Exact reproduction is required for the lines bounded by the one containing "Output the Python" and the one containing "import seaborn as sns", both bounds included. Print them without any pictures.
•••••
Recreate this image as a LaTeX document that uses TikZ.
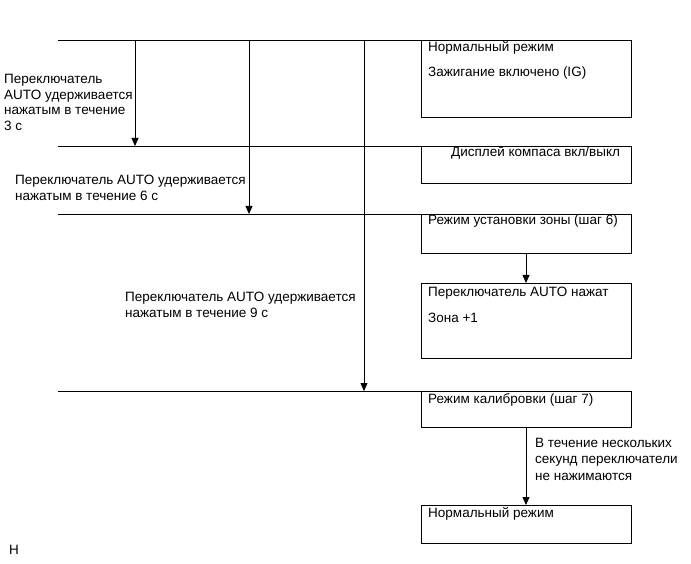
\documentclass[tikz,border=0pt]{standalone}
\usepackage{fontspec}
\setmainfont{Liberation Sans}
\usetikzlibrary{arrows.meta}
\begin{document}
\begin{tikzpicture}[x=1pt,y=-1pt,
  box/.style={draw, line width=0.8pt, rectangle, inner sep=0pt, anchor=north west},
  txt/.style={anchor=north west, inner sep=0pt, align=left, font=\fontsize{13.5}{15.7}\selectfont},
  rule/.style={line width=0.8pt},
  arr/.style={line width=0.8pt, -{Triangle[length=8pt,width=7pt]}}]
\useasboundingbox (0,0) rectangle (691,564);
% boxes
\node[box, minimum width=210, minimum height=77] (b1) at (421,40) {};
\node[box, minimum width=210, minimum height=37] (b2) at (421,146) {};
\node[box, minimum width=210, minimum height=39] (b3) at (421,214) {};
\node[box, minimum width=210, minimum height=75] (b4) at (421,283) {};
\node[box, minimum width=210, minimum height=36] (b5) at (421,391) {};
\node[box, minimum width=210, minimum height=38] (b6) at (421,505) {};
% box texts
\node[txt] (t1a) at (428,41) {Нормальный режим};
\node[txt] (t1b) at (428,67) {Зажигание включено (IG)};
\node[txt] (t2) at (451,146) {Дисплей компаса вкл/выкл};
\node[txt] (t3) at (428,215) {Режим установки зоны (шаг 6)};
\node[txt] (t4a) at (428,287) {Переключатель AUTO нажат};
\node[txt] (t4b) at (428,313) {Зона +1};
\node[txt] (t5) at (428,393) {Режим калибровки (шаг 7)};
\node[txt] (t6) at (428,507) {Нормальный режим};
% left labels
\node[txt] (l1) at (4,74) {Переключатель\\AUTO удерживается\\нажатым в течение\\3 с};
\node[txt] (l2) at (15,175) {Переключатель AUTO удерживается\\нажатым в течение 6 с};
\node[txt] (l3) at (125,292) {Переключатель AUTO удерживается\\нажатым в течение 9 с};
\node[txt, font=\fontsize{13.5}{16.5}\selectfont] (l4) at (535,438) {В течение нескольких\\секунд переключатели\\не нажимаются};
\node[txt] (h) at (9,545) {H};
% horizontal rules
\coordinate (r1) at (58,40);
\coordinate (r2) at (58,146);
\coordinate (r3) at (58,214);
\coordinate (r4) at (58,391);
\draw[rule] (r1) -- (b1.north west);
\draw[rule] (r2) -- (b2.north west);
\draw[rule] (r3) -- (b3.north west);
\draw[rule] (r4) -- (b5.north west);
% timing arrows
\coordinate (a1s) at (135,40);
\coordinate (a1e) at (135,146);
\coordinate (a2s) at (249,40);
\coordinate (a2e) at (249,214);
\coordinate (a3s) at (364,40);
\coordinate (a3e) at (364,391);
\draw[arr] (a1s) -- (a1e);
\draw[arr] (a2s) -- (a2e);
\draw[arr] (a3s) -- (a3e);
% flow arrows
\draw[arr] (b3.south -| 526,0) -- (b4.north -| 526,0);
\draw[arr] (b5.south -| 526,0) -- (b6.north -| 526,0);
\end{tikzpicture}
\end{document}
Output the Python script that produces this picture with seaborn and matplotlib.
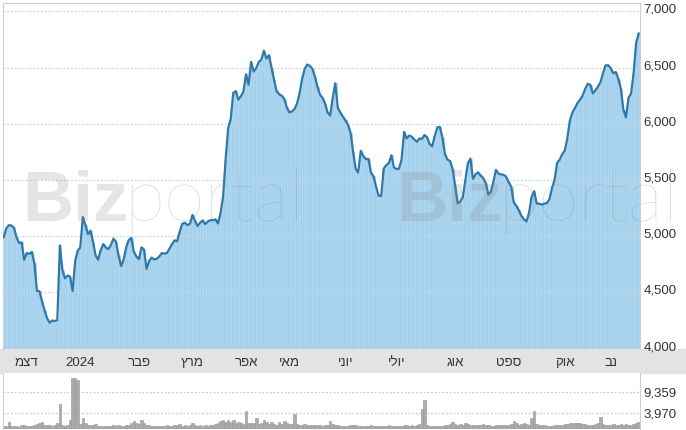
import numpy as np
import pandas as pd
import matplotlib
matplotlib.use("Agg")
import matplotlib.pyplot as plt
from matplotlib.patches import Rectangle
from matplotlib.transforms import ScaledTranslation
import seaborn as sns

# daily close, one value per trading day (Nov 2023 - Nov 2024)
price = [
    4990, 5070, 5098, 5095, 5075, 4990, 4940, 4945, 4790, 4850,
    4842, 4860, 4760, 4514, 4510, 4420, 4340, 4270, 4230, 4250,
    4245, 4254, 4918, 4700, 4625, 4650, 4640, 4511, 4780, 4870,
    4900, 5170, 5100, 5017, 5050, 4950, 4830, 4790, 4874, 4930,
    4900, 4885, 4920, 4978, 4950, 4830, 4735, 4790, 4900, 4965,
    4985, 4862, 4820, 4795, 4900, 4880, 4709, 4780, 4810, 4792,
    4800, 4820, 4850, 4845, 4850, 4890, 4930, 4963, 4955, 5040,
    5110, 5120, 5098, 5110, 5188, 5135, 5090, 5120, 5140, 5107,
    5130, 5143, 5143, 5149, 5113, 5203, 5350, 5682, 5960, 6041,
    6275, 6290, 6215, 6245, 6287, 6440, 6347, 6550, 6465, 6495,
    6550, 6570, 6650, 6580, 6610, 6500, 6390, 6290, 6262, 6250,
    6220, 6145, 6101, 6110, 6130, 6180, 6270, 6400, 6488, 6527,
    6515, 6490, 6420, 6330, 6260, 6230, 6180, 6100, 6074, 6230,
    6360, 6140, 6100, 6062, 6030, 5990, 5920, 5750, 5600, 5565,
    5760, 5712, 5685, 5688, 5565, 5532, 5440, 5360, 5358, 5600,
    5632, 5650, 5720, 5610, 5598, 5600, 5682, 5928, 5870, 5895,
    5885, 5860, 5840, 5870, 5865, 5900, 5880, 5820, 5800, 5890,
    5967, 5972, 5880, 5730, 5682, 5668, 5600, 5450, 5293, 5308,
    5345, 5500, 5650, 5690, 5510, 5550, 5568, 5540, 5517, 5475,
    5370, 5395, 5480, 5590, 5556, 5550, 5545, 5530, 5480, 5440,
    5300, 5270, 5230, 5180, 5150, 5130, 5210, 5350, 5400, 5290,
    5290, 5280, 5290, 5295, 5330, 5428, 5500, 5652, 5680, 5730,
    5760, 5870, 6030, 6100, 6140, 6185, 6215, 6250, 6310, 6356,
    6347, 6270, 6298, 6330, 6370, 6450, 6520, 6521, 6495, 6450,
    6460, 6400, 6311, 6125, 6057, 6230, 6270, 6450, 6720, 6805,
]

volume = [
    700, 600, 1700, 650, 550, 600, 500, 800, 950, 700,
    650, 550, 800, 1200, 1300, 1700, 1000, 800, 900, 700,
    800, 1300, 6200, 1000, 700, 900, 2150, 12950, 12950, 12650,
    1100, 2600, 1300, 900, 1000, 800, 1200, 700, 750, 600,
    650, 700, 600, 800, 750, 900, 700, 650, 800, 900,
    1500, 1900, 1400, 1100, 2100, 1300, 1000, 800, 600, 700,
    650, 550, 600, 700, 800, 650, 600, 900, 800, 1100,
    750, 900, 700, 800, 1300, 900, 750, 800, 700, 850,
    700, 800, 900, 1100, 1500, 2000, 2100, 1800, 2300, 1700,
    2200, 1400, 1600, 1300, 1200, 4400, 1500, 1300, 1400, 2700,
    1200, 1500, 2300, 1600, 1200, 1700, 1100, 1000, 1700, 1200,
    2000, 1300, 1100, 1200, 3770, 1200, 1000, 900, 1100, 1000,
    900, 1000, 850, 900, 800, 700, 900, 800, 1900, 1100,
    900, 800, 700, 650, 600, 700, 900, 850, 800, 700,
    750, 650, 600, 700, 800, 650, 700, 600, 550, 650,
    700, 800, 650, 600, 700, 750, 650, 800, 900, 700,
    800, 750, 900, 1100, 5000, 7400, 900, 700, 650, 700,
    600, 650, 700, 800, 900, 1200, 1700, 1100, 900, 1200,
    1000, 1300, 1200, 1000, 900, 800, 900, 1000, 1200, 900,
    800, 700, 750, 800, 900, 850, 800, 900, 1000, 1200,
    1900, 1300, 1000, 1200, 1400, 1100, 1000, 2700, 4400, 1100,
    1000, 900, 800, 700, 750, 700, 800, 850, 900, 1000,
    1100, 1200, 1300, 1500, 1400, 1500, 1300, 1100, 1200, 900,
    1000, 900, 1100, 1300, 3050, 1200, 1000, 900, 800, 1100,
    1000, 900, 1200, 1000, 1100, 900, 1000, 1200, 1300, 1700,
]

month_labels = ["דצמ", "2024", "פבר", "מרץ", "אפר", "מאי",
                "יוני", "יולי", "אוג", "ספט", "אוק", "נב"]
price_ticks = [4000, 4500, 5000, 5500, 6000, 6500, 7000]
volume_ticks = [3970, 9359]

# TASE trading calendar (Sun-Thu)
holidays = ["2024-04-22", "2024-04-23", "2024-04-24", "2024-04-28", "2024-04-29",
            "2024-06-12", "2024-10-02", "2024-10-03", "2024-10-16", "2024-10-17",
            "2024-10-23"]
dates = pd.bdate_range("2023-11-20", periods=len(price), freq="C",
                       weekmask="Sun Mon Tue Wed Thu", holidays=holidays)
idx = np.arange(len(price))
months = dates.month.values
month_starts = np.flatnonzero(np.r_[False, months[1:] != months[:-1]])


def heb(s):
    # matplotlib has no bidi, so flip hebrew for display
    return s if s.isdigit() else s[::-1]


sns.set_style("white")
plt.rcParams["font.family"] = ["Liberation Sans", "DejaVu Sans"]

W, H = 686, 430
fig = plt.figure(figsize=(W / 100, H / 100), dpi=100)


def box(x0, y0, x1, y1):
    return [x0 / W, 1 - y1 / H, (x1 - x0) / W, (y1 - y0) / H]


ax = fig.add_axes(box(2.5, 2.7, 640, 348.6))
axv = fig.add_axes(box(2.5, 373, 640, 428.5))

# grey month strip, behind the axes so the labels stay on top
fig.patches.append(Rectangle((0, 1 - 373 / H), 1, (373 - 348.6) / H,
                             transform=fig.transFigure, color="#e3e3e3", zorder=-1))

# price area (striped fill) + line
sns.barplot(x=idx, y=price, native_scale=True, width=1, color="#acd5ef",
            saturation=1, edgecolor="#9dcae7", linewidth=0.4, errorbar=None, ax=ax)
sns.lineplot(x=idx, y=price, color="#2f79aa", lw=1.6, ax=ax, zorder=4)
ax.set_xlim(-0.5, len(price) - 0.5)
ax.set_ylim(4000, 7077)
ax.set_xlabel("")
ax.set_ylabel("")
ax.yaxis.tick_right()
ax.set_yticks(price_ticks)
ax.set_yticklabels([f"{v:,}" for v in price_ticks])
ax.set_xticks(month_starts)
ax.set_xticklabels([heb(m) for m in month_labels])
ax.tick_params(axis="y", length=0, pad=2.5, labelsize=9.5, labelcolor="#333333")
ax.tick_params(axis="x", length=0, pad=6, labelsize=9.5, labelcolor="#333333")
ax.set_axisbelow(False)
ax.grid(axis="y", color="#c8d8e6", ls=(0, (1.5, 1.5)), lw=0.9)
ax.grid(axis="x", visible=False)
for s in ["top", "left", "right"]:
    ax.spines[s].set_color("#cfcfcf")
ax.spines["bottom"].set_visible(False)
off = ScaledTranslation(0, 3 / 100, fig.dpi_scale_trans)
for lab in ax.get_yticklabels():
    lab.set_transform(lab.get_transform() + off)

# volume
sns.barplot(x=idx, y=volume, native_scale=True, width=1, color="#ababab",
            saturation=1, edgecolor="#969696", linewidth=0.4, errorbar=None, ax=axv)
axv.set_xlim(-0.5, len(price) - 0.5)
axv.set_ylim(0, 14337)
axv.set_xlabel("")
axv.set_ylabel("")
axv.yaxis.tick_right()
axv.set_yticks(volume_ticks)
axv.set_yticklabels([f"{v:,}" for v in volume_ticks])
axv.set_xticks([])
axv.tick_params(axis="y", length=0, pad=2.5, labelsize=9.5, labelcolor="#333333")
axv.grid(axis="y", color="#cccccc", ls=(0, (1.5, 1.5)), lw=0.9)
axv.set_axisbelow(True)
for s in ["left", "right"]:
    axv.spines[s].set_color("#cfcfcf")
for s in ["top", "bottom"]:
    axv.spines[s].set_visible(False)

# watermark
for x0 in [22, 396]:
    fig.text(x0 / W, 1 - 221 / H, "Biz", fontsize=51, fontweight="bold",
             color="#808080", alpha=0.2, va="baseline", ha="left")
    fig.text((x0 + 102) / W, 1 - 221 / H, "portal", fontsize=53, fontweight="light",
             family="Lato", color="#808080", alpha=0.3, va="baseline", ha="left")

fig.savefig("out.png", dpi=100)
•••••
— FINAL RESULT —
Output the Python script that produces this picture with seaborn and matplotlib.
import numpy as np
import pandas as pd
import matplotlib
matplotlib.use("Agg")
import matplotlib.pyplot as plt
from matplotlib.patches import Rectangle
from matplotlib.transforms import ScaledTranslation
import seaborn as sns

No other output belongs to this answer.